He wore wire-frame glasses that were like something one could find advertised in the back of Popular Mechanics. His suits were unwaveringly dark, worn with nothing-to-them striped ties. Only a gold Rolex on his wrist hinted at Mr. Cheney’s ascent to prominence in the go-go ’80s.

Still, stacked next to the slim, on-trend suits worn by JD Vance, or the patriotic pocket squares of Pete Hegseth, Mr. Cheney was about as ostentatious as an I.B.M. accountant. This abiding, all-business image suited a man who studied political science and seemed destined to work in Washington from birth. His unremarkable style also played into his critics’ claims that Mr. Cheney was a wolf in a prosaic suit.

If Mr.
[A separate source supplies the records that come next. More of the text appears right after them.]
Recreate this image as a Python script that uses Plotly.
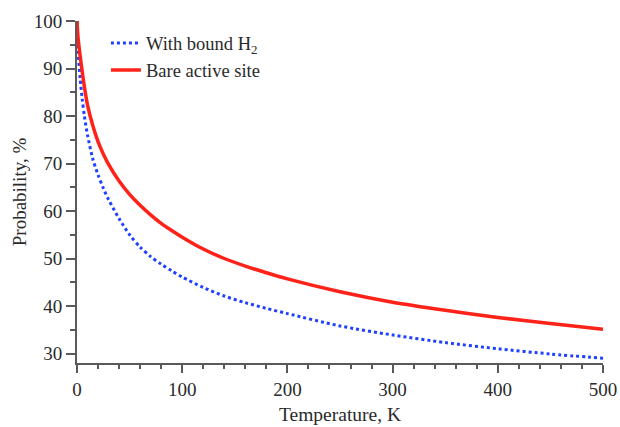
import plotly.graph_objects as go

# Temperature (K) sample points
temp_bound = [0, 1, 2, 3, 5, 7, 10, 15, 20, 25, 30, 40, 50, 60, 70, 80, 90,
              100, 120, 140, 160, 180, 200, 250, 300, 350, 400, 450, 500]
prob_bound = [100, 94.0, 90.5, 87.8, 83.5, 80.0, 76.0, 71.0, 67.6, 64.8, 62.4,
              58.4, 55.0, 52.4, 50.4, 48.8, 47.4, 46.1, 43.9, 42.1, 40.7, 39.5,
              38.4, 35.8, 33.9, 32.3, 31.0, 29.9, 29.0]

temp_bare = [0, 1, 2, 3, 5, 7, 10, 15, 20, 25, 30, 40, 50, 60, 70, 80, 90,
             100, 120, 140, 160, 180, 200, 250, 300, 350, 400, 450, 500]
prob_bare = [100, 96.5, 94.5, 92.6, 89.3, 86.2, 82.3, 78.0, 74.6, 72.0, 69.8,
             66.3, 63.5, 61.2, 59.2, 57.4, 55.9, 54.5, 52.0, 50.0, 48.4, 47.0,
             45.7, 43.0, 40.8, 39.1, 37.6, 36.3, 35.1]

series_names = ["With bound H<sub>2</sub>", "Bare active site"]

x_ticks = [0, 100, 200, 300, 400, 500]
y_ticks = [30, 40, 50, 60, 70, 80, 90, 100]

AX = "#5a5a5a"
TXT = "#2a2a2a"
FONT = "Liberation Serif, Times New Roman, serif"

fig = go.Figure()
fig.add_trace(go.Scatter(x=temp_bound, y=prob_bound, mode="lines", name=series_names[0],
                         line=dict(color="#2040ff", width=3, dash="dot",
                                   shape="spline", smoothing=0.8)))
fig.add_trace(go.Scatter(x=temp_bare, y=prob_bare, mode="lines", name=series_names[1],
                         line=dict(color="#ff2218", width=3.5,
                                   shape="spline", smoothing=0.8)))

axis_common = dict(showgrid=False, zeroline=False, showline=True, linecolor=AX, linewidth=2,
                   ticks="outside", tickcolor=AX, tickwidth=1.5,
                   tickfont=dict(family=FONT, size=19, color=TXT),
                   mirror=False, automargin=False)

fig.update_xaxes(range=[0, 500], tickvals=x_ticks, ticklen=8,
                 minor=dict(dtick=20, ticks="outside", ticklen=4, tickcolor=AX, tickwidth=1.5),
                 title=dict(text="Temperature, K", font=dict(family=FONT, size=19.5, color=TXT),
                            standoff=9),
                 **axis_common)
fig.update_yaxes(range=[28, 100], tickvals=y_ticks, ticklen=9,
                 minor=dict(dtick=5, tick0=0, ticks="outside", ticklen=5, tickcolor=AX, tickwidth=1.5),
                 title=dict(text="Probability, %", font=dict(family=FONT, size=19, color=TXT),
                            standoff=2),
                 **axis_common)

fig.update_layout(
    width=620, height=427,
    margin=dict(l=77, r=17, t=21, b=64),
    plot_bgcolor="white", paper_bgcolor="white",
    legend=dict(x=0.055, y=0.99, xanchor="left", yanchor="top",
                bgcolor="rgba(0,0,0,0)", font=dict(family=FONT, size=18.5, color=TXT),
                itemwidth=30, tracegroupgap=0),
    showlegend=True,
)

fig.write_html("out.html")
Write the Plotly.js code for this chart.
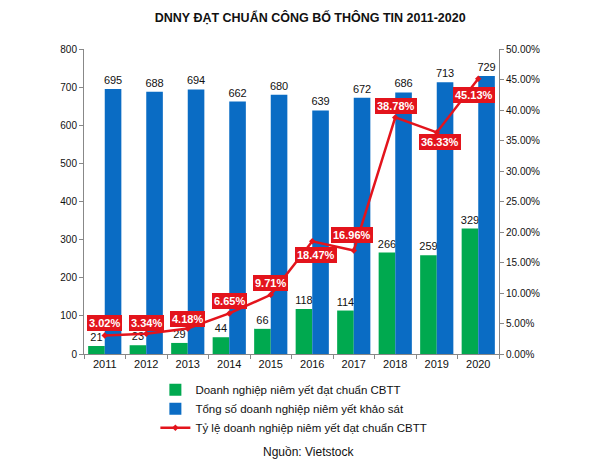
<!DOCTYPE html>
<html>
<head>
<meta charset="utf-8">
<script src="https://cdn.plot.ly/plotly-3.0.1.min.js"></script>
<style>html,body{margin:0;padding:0;background:#fff;}#chart{width:600px;height:464px;}</style>
</head>
<body>
<div id="chart"></div>
<script>
// ---- data ----
const years = ['2011','2012','2013','2014','2015','2016','2017','2018','2019','2020'];
const dnDatChuan = [21, 23, 29, 44, 66, 118, 114, 266, 259, 329];
const tongSoDN = [695, 688, 694, 662, 680, 639, 672, 686, 713, 729];
const tyLe = [0.0302, 0.0334, 0.0418, 0.0665, 0.0971, 0.1847, 0.1696, 0.3878, 0.3633, 0.4513];
const seriesNames = [
  'Doanh nghiệp niêm yết đạt chuẩn CBTT',
  'Tổng số doanh nghiệp niêm yết khảo sát',
  'Tỷ lệ doanh nghiệp niêm yết đạt chuẩn CBTT'
];
const leftTicks = [0, 100, 200, 300, 400, 500, 600, 700, 800];

// ---- label offsets (pixels) for percentage boxes ----
const pctShiftX = [0, 0, 0, 0, 0, 4, -2, 1, 3, -4];
const pctShiftY = [13, 11, 10, 12, 12, -14, 16, 11, -10, -16];

const FONT = 'Liberation Sans, Arial, sans-serif';
const GREEN = '#00a94f';
const BLUE = '#0a6cc4';
const RED = '#e3141c';

const traces = [
  {
    type: 'bar', x: years, y: dnDatChuan, name: seriesNames[0],
    marker: {color: GREEN},
    text: dnDatChuan.map(String), textposition: 'outside',
    textfont: {family: FONT, size: 11, color: '#111'},
    constraintext: 'none', cliponaxis: false, hoverinfo: 'skip'
  },
  {
    type: 'bar', x: years, y: tongSoDN, name: seriesNames[1],
    marker: {color: BLUE},
    text: tongSoDN.map(String), textposition: 'outside',
    textfont: {family: FONT, size: 11, color: '#111'},
    constraintext: 'none', cliponaxis: false, hoverinfo: 'skip'
  },
  {
    type: 'scatter', mode: 'lines+markers', x: years, y: tyLe, yaxis: 'y2',
    name: seriesNames[2],
    line: {color: RED, width: 2.5},
    marker: {color: RED, size: 5, symbol: 'diamond'},
    cliponaxis: false, hoverinfo: 'skip'
  }
];

const annotations = tyLe.map((v, i) => ({
  x: i, y: v, xref: 'x', yref: 'y2',
  text: '<b>' + (v * 100).toFixed(2) + '%</b>',
  showarrow: false,
  xshift: pctShiftX[i], yshift: pctShiftY[i],
  font: {family: FONT, size: 11, color: '#fff'},
  bgcolor: RED, borderpad: 1, bordercolor: RED, borderwidth: 1
}));
annotations.push({
  xref: 'paper', yref: 'paper', x: 0.54, y: -0.32, xanchor: 'center', yanchor: 'middle',
  text: 'Nguồn: Vietstock', showarrow: false,
  font: {family: FONT, size: 12, color: '#111'}
});

const layout = {
  width: 600, height: 464,
  margin: {l: 84, r: 101, t: 49, b: 110},
  paper_bgcolor: '#fff', plot_bgcolor: '#fff',
  font: {family: FONT, color: '#111'},
  title: {
    text: '<b>DNNY ĐẠT CHUẨN CÔNG BỐ THÔNG TIN 2011-2020</b>',
    font: {family: FONT, size: 12.5, color: '#111'},
    x: 0.517, xanchor: 'center', y: 0.963, yanchor: 'middle'
  },
  barmode: 'group', bargap: 0.2, bargroupgap: 0,
  showlegend: true,
  legend: {
    orientation: 'v', x: 0.172, xanchor: 'left', y: -0.07, yanchor: 'top',
    font: {family: FONT, size: 11.5, color: '#111'},
    tracegroupgap: 0, traceorder: 'normal', itemwidth: 30
  },
  xaxis: {
    type: 'category', range: [-0.5, years.length - 0.5], autorange: false,
    showline: true, linecolor: '#888', linewidth: 1,
    ticks: 'outside', tickson: 'boundaries', ticklen: 4, tickcolor: '#888',
    tickfont: {family: FONT, size: 11, color: '#111'},
    showgrid: false, zeroline: false, fixedrange: true
  },
  yaxis: {
    range: [0, 800], autorange: false, tickvals: leftTicks, showline: true, linecolor: '#888', linewidth: 1,
    ticks: 'outside', ticklen: 4, tickcolor: '#888',
    tickfont: {family: FONT, size: 10, color: '#111'},
    showgrid: false, zeroline: false, fixedrange: true
  },
  yaxis2: {
    overlaying: 'y', side: 'right', range: [0, 0.5], autorange: false, dtick: 0.05, tickformat: '.2%',
    showline: true, linecolor: '#888', linewidth: 1,
    ticks: 'outside', ticklen: 4, tickcolor: '#888',
    tickfont: {family: FONT, size: 10, color: '#111'},
    showgrid: false, zeroline: false, fixedrange: true
  },
  annotations: annotations
};

Plotly.newPlot('chart', traces, layout, {displayModeBar: false, staticPlot: true});
</script>
</body>
</html>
Cheney had a doppelgänger, it was Merkin Muffley, the straight-man president in “Dr. Strangelove.” He certainly had the same receding hairstyle. By his 30s, the young Nebraskan, who rose nimbly through the ranks of the GOP, was chief of staff to Gerald Ford and already sporting a conspicuous comb-over. By middle age, as defense secretary for George H.W. Bush, that comb-over shrunk to a bushy corona of hair along the back of his head — a style known to many as “the power doughnut.”

It was the hairstyle of a man who had accepted his fate and was not interested in wrestling with vanity. If he appeared prematurely old, so be it. He was, his ever-shrinking follicles seemed to say, preoccupied with weightier matters.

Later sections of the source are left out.